Vandaag twee kastelen gezien en niet bezocht. De eerste, Kasteel van Chémery, was nog niet echt open. Daar was een mannetje met een flink postuur op de rand van het kasteel en de gracht aan het onkruid maaien. De kasteelvrouw woonde al 36 jaar in het kasteel en in haar privé vertrek mochten we naar toilet. Wat een bijzondere behuizing. De bedden lagen er onopgemaakt bij. Verhuurde ze nou kamers of niet? Jan kocht hier nog een messcherpe herinnering voor wel tien euro en, geheel tegen Maud haar zin, dingde hij niet af. Margreet dacht dat dit souvenir daar al jaren lag, zo stoffig zag het eruit. Toen Jan zijn koop aan de Appelvrouw uitlegde, hoopte zij dat we niet met het vliegtuig waren…… Het tweede kasteel Kasteel van Cheverny was weer niet zo druk als het kasteel van gister. Daarom lekker op het pleintje broodje gesmikkeld, koffie krijg je niet als je niet eet, dus na het bezoek aan de kerk en de publieke wc, weer op de fiets. Dit kasteel heeft de bedenker van Kuifje gebruikt om zijn figuren in te laten leven. Rond het kasteel is een tuin met een kennel met ongeveer 50 jachthonden. Iedere dag om 15.00 u krijgen de honden eten, waarbij getoond wordt hoe gedisciplineerd deze zijn. Nadat het eten is neergelegd moeten ze wachten op het signaal voordat ze het mogen opeten.
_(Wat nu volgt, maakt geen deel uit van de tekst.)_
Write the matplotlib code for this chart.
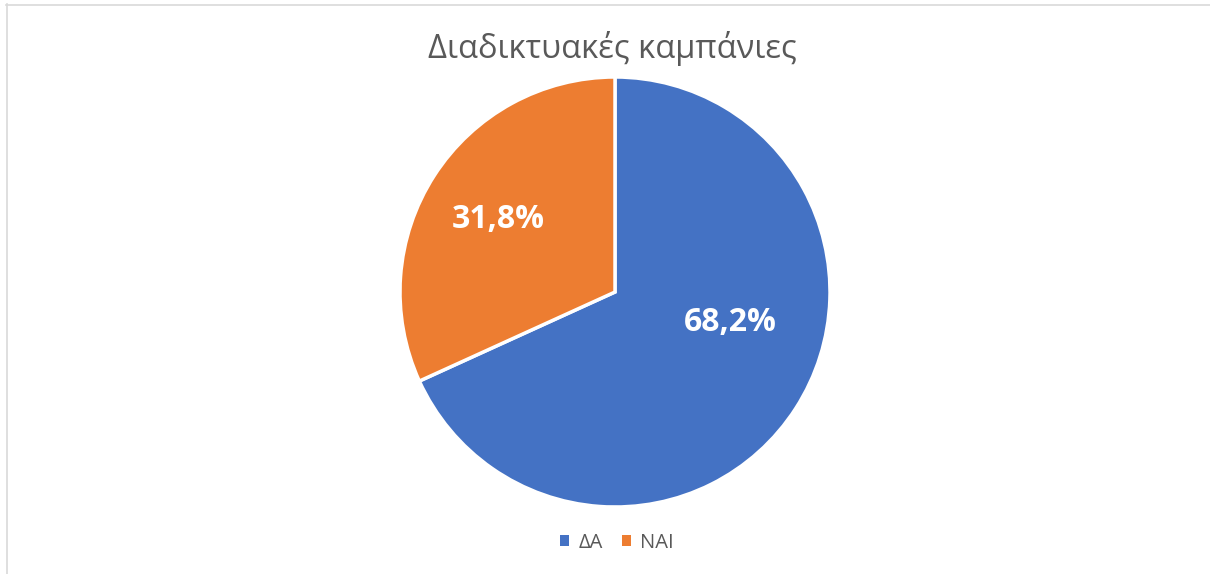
import matplotlib.pyplot as plt
from matplotlib.lines import Line2D

categories = ["ΔΑ", "ΝΑΙ"]
shares = [68.2, 31.8]
value_labels = ["68,2%", "31,8%"]
colors = ["#4472C4", "#ED7D31"]

plt.rcParams['font.family'] = ['Open Sans', 'DejaVu Sans']

W, H = 1210, 574
fig = plt.figure(figsize=(W / 100, H / 100), dpi=100)

# pie: centre ~(615, 292) px, radius ~215 px
cx, cy, r = 615, 292, 215
ax = fig.add_axes([(cx - r) / W, 1 - (cy + r) / H, 2 * r / W, 2 * r / H])
wedges, _ = ax.pie(shares, colors=colors, startangle=90, counterclock=False,
                   wedgeprops=dict(edgecolor='white', linewidth=2.5), radius=1)
ax.set_xlim(-1, 1)
ax.set_ylim(-1, 1)
ax.set_aspect('auto')

# data labels placed inside each wedge
label_pos = [(0.535, -0.14), (-0.544, 0.335)]
for (x, y), txt in zip(label_pos, value_labels):
    ax.text(x, y, txt, ha='center', va='center', color='white',
            fontsize=23, fontweight='bold')

fig.text(612 / W, 1 - 49 / H, "Διαδικτυακές καμπάνιες", ha='center', va='center',
         fontsize=23.5, color='#595959')

leg = fig.legend(wedges, categories, loc='center', bbox_to_anchor=(617 / W, 1 - 543 / H),
                 ncol=2, frameon=False, fontsize=14.5, labelcolor='#595959',
                 handlelength=0.45, handleheight=0.45, handletextpad=0.45,
                 columnspacing=0.95)
for h in leg.legend_handles:
    h.set_edgecolor('none')

# chart area border (top and left visible)
fig.add_artist(Line2D([6 / W, 1], [1 - 4.5 / H] * 2, color='#d9d9d9', lw=1.2))
fig.add_artist(Line2D([6.5 / W] * 2, [0, 1 - 4 / H], color='#d9d9d9', lw=1.2))

fig.savefig('out.png', dpi=100)
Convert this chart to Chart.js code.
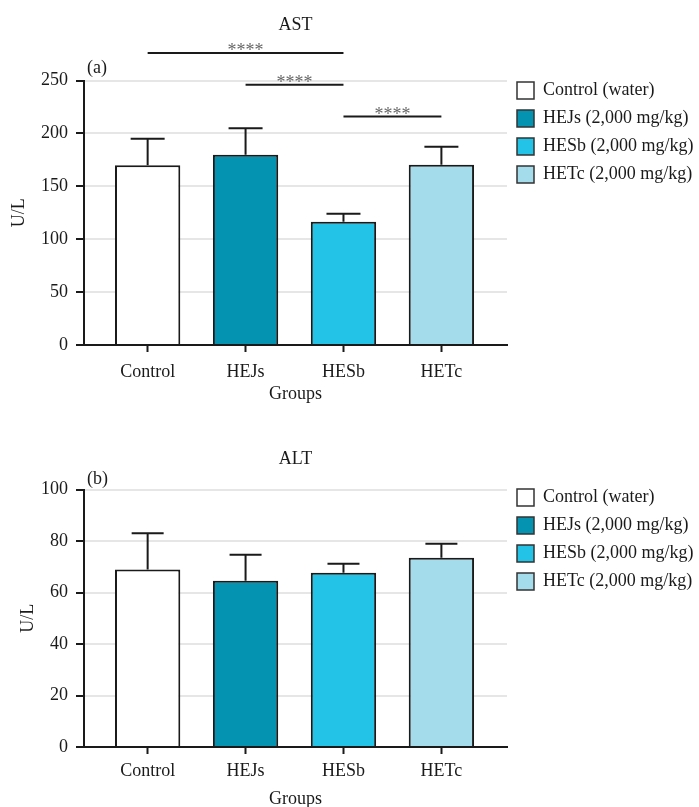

In een bijgebouw werden 2000 jachttrofeeën tentoongesteld. Tegenwoordig zijn dit er nog slechts een twintigtal. Het kasteel is gebouwd in de 17e eeuw van 1620 tot 1630 voor Henri Hurault, luitenant-generaal in de regering van Orléans. De ontwerper is Jacques Bougier. Een meester beeldhouwer die bekend was om zijn werk in Blois Het heeft een witte tamelijk strakke gevel. De witte stenen zijn afkomstig uit de streek rond Bourré, gehaald uit de vallei van de Cher, waar we gister langsfietsten. De voorzijde van de gevel is barok, de achtergevel heeft een oudere vormgeving. De gevel is opvallend strikt symmetrisch. Het meubilair is in Lodewijk XVI-stijl. De interieurinrichting van Jean Monier. Het kasteel is altijd in het bezit gebleven van de familie Hurault. In de geschiedenis is het echter tweemaal aan de familie ontglipt: een eerste maal in de 16e eeuw aan Diane de Poitiers en een 2e maal in de 18e eeuw door gebrek aan interesse van de erfgenamen. In 1825 werd het dan terug gekocht door Anne-Victor Hurault.
We waren niet ver van ons hotel (zo’n 7 km) dus nog even in een dorpscafé wat drinken. Een oude man kwam binnen en gaf ons een hand. Toen hij aan de bar stond, zagen we dat hij nat was op plekken waar je niet nat hoort te zijn. Dat was even griezelen.
Vandaag ruim 70 km gefietst. Door de bewolking was het minder heet en ook de weg er naar toe was minder klimmen. We logeren in een mooi hotel en gaan nu lekker eten! En dat eten was echt heel goed. Koud tomatensoeppie vooraf, de tweede gang was een gepocheerd ei op een bedje van rijst en met tuinkers afgemaakt. Daarna zeer smakelijk klaargemaakte witvis en een toet van notenijs op frambozen en toefjes merengue en daaronder kwark. HEERLIJK! Na een spelletje Keezen, op tijd weer te bed. Morgen 50 km.